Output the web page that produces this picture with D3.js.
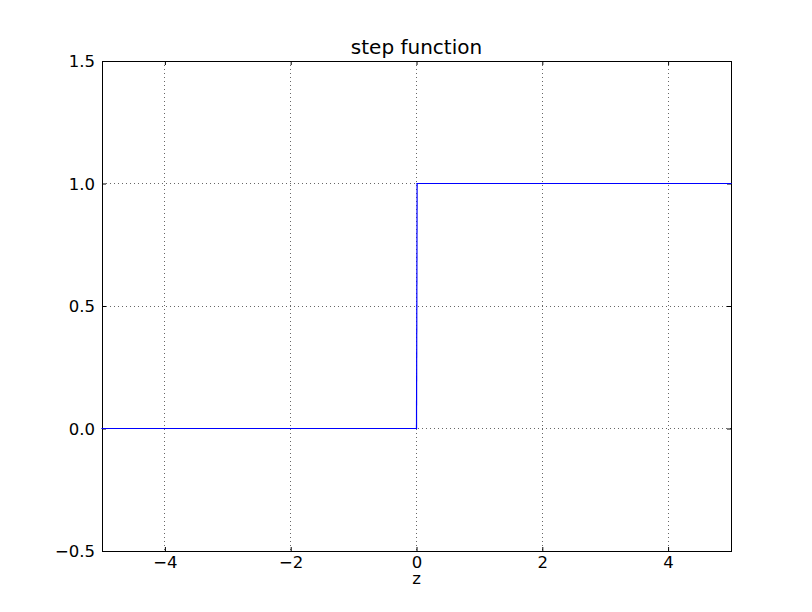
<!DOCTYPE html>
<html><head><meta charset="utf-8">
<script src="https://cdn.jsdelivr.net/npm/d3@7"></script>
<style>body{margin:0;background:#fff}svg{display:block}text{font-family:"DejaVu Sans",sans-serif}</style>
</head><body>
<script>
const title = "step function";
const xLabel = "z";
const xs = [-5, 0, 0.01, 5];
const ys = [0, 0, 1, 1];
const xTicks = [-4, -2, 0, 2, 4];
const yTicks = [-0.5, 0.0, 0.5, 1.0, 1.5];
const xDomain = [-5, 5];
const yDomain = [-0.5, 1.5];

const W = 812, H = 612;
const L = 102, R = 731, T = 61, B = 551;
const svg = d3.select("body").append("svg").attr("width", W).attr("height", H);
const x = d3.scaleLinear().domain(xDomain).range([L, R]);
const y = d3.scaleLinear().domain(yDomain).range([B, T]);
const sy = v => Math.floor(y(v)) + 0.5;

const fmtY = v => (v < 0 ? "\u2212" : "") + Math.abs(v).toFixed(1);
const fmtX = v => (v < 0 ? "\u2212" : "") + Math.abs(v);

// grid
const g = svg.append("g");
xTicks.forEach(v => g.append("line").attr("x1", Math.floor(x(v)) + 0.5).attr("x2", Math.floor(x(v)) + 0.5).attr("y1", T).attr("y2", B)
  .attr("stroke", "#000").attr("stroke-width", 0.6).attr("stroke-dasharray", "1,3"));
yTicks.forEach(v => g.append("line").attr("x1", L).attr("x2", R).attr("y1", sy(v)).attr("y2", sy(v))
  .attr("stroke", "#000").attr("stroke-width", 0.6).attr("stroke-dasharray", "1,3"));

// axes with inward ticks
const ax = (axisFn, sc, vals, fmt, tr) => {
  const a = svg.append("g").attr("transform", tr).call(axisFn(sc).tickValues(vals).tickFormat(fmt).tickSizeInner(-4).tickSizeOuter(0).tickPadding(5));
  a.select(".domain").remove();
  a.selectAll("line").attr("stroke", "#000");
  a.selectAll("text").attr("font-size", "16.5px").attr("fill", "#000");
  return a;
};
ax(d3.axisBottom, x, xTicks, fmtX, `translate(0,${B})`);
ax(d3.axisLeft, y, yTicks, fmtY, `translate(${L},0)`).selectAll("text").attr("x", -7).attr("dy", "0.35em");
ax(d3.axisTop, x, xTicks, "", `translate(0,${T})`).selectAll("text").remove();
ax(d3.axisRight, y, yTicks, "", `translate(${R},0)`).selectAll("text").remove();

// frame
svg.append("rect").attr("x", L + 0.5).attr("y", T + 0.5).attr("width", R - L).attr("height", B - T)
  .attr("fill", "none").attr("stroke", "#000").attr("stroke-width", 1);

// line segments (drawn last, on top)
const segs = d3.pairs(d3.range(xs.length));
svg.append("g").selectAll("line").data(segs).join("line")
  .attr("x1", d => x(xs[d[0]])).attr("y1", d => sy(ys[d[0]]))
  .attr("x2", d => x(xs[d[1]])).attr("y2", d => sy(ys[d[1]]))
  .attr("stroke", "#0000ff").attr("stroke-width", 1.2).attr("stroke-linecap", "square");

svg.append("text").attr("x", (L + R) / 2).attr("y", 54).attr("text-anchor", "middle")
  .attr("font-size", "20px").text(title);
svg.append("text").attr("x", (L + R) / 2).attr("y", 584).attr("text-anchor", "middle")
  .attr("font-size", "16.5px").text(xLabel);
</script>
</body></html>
----
#### Given task
With the pictures left out, transcribe the material exactly.

#### Response to this task
Output the web page that produces this picture with D3.js.
<!DOCTYPE html>
<html><head><meta charset="utf-8">
<script src="https://cdn.jsdelivr.net/npm/d3@7"></script>
<style>body{margin:0;background:#fff}svg{display:block}text{font-family:"DejaVu Sans",sans-serif}</style>
</head><body>
<script>
const title = "step function";
const xLabel = "z";
const xs = [-5, 0, 0.01, 5];
const ys = [0, 0, 1, 1];
const xTicks = [-4, -2, 0, 2, 4];
const yTicks = [-0.5, 0.0, 0.5, 1.0, 1.5];
const xDomain = [-5, 5];
const yDomain = [-0.5, 1.5];

const W = 812, H = 612;
const L = 102, R = 731, T = 61, B = 551;
const svg = d3.select("body").append("svg").attr("width", W).attr("height", H);
const x = d3.scaleLinear().domain(xDomain).range([L, R]);
const y = d3.scaleLinear().domain(yDomain).range([B, T]);
const sy = v => Math.floor(y(v)) + 0.5;

const fmtY = v => (v < 0 ? "\u2212" : "") + Math.abs(v).toFixed(1);
const fmtX = v => (v < 0 ? "\u2212" : "") + Math.abs(v);

// grid
const g = svg.append("g");
xTicks.forEach(v => g.append("line").attr("x1", Math.floor(x(v)) + 0.5).attr("x2", Math.floor(x(v)) + 0.5).attr("y1", T).attr("y2", B)
  .attr("stroke", "#000").attr("stroke-width", 0.6).attr("stroke-dasharray", "1,3"));
yTicks.forEach(v => g.append("line").attr("x1", L).attr("x2", R).attr("y1", sy(v)).attr("y2", sy(v))
  .attr("stroke", "#000").attr("stroke-width", 0.6).attr("stroke-dasharray", "1,3"));

// axes with inward ticks
const ax = (axisFn, sc, vals, fmt, tr) => {
  const a = svg.append("g").attr("transform", tr).call(axisFn(sc).tickValues(vals).tickFormat(fmt).tickSizeInner(-4).tickSizeOuter(0).tickPadding(5));
  a.select(".domain").remove();
  a.selectAll("line").attr("stroke", "#000");
  a.selectAll("text").attr("font-size", "16.5px").attr("fill", "#000");
  return a;
};
ax(d3.axisBottom, x, xTicks, fmtX, `translate(0,${B})`);
ax(d3.axisLeft, y, yTicks, fmtY, `translate(${L},0)`).selectAll("text").attr("x", -7).attr("dy", "0.35em");
ax(d3.axisTop, x, xTicks, "", `translate(0,${T})`).selectAll("text").remove();
ax(d3.axisRight, y, yTicks, "", `translate(${R},0)`).selectAll("text").remove();

// frame
svg.append("rect").attr("x", L + 0.5).attr("y", T + 0.5).attr("width", R - L).attr("height", B - T)
  .attr("fill", "none").attr("stroke", "#000").attr("stroke-width", 1);

// line segments (drawn last, on top)
const segs = d3.pairs(d3.range(xs.length));
svg.append("g").selectAll("line").data(segs).join("line")
  .attr("x1", d => x(xs[d[0]])).attr("y1", d => sy(ys[d[0]]))
  .attr("x2", d => x(xs[d[1]])).attr("y2", d => sy(ys[d[1]]))
  .attr("stroke", "#0000ff").attr("stroke-width", 1.2).attr("stroke-linecap", "square");

svg.append("text").attr("x", (L + R) / 2).attr("y", 54).attr("text-anchor", "middle")
  .attr("font-size", "20px").text(title);
svg.append("text").attr("x", (L + R) / 2).attr("y", 584).attr("text-anchor", "middle")
  .attr("font-size", "16.5px").text(xLabel);
</script>
</body></html>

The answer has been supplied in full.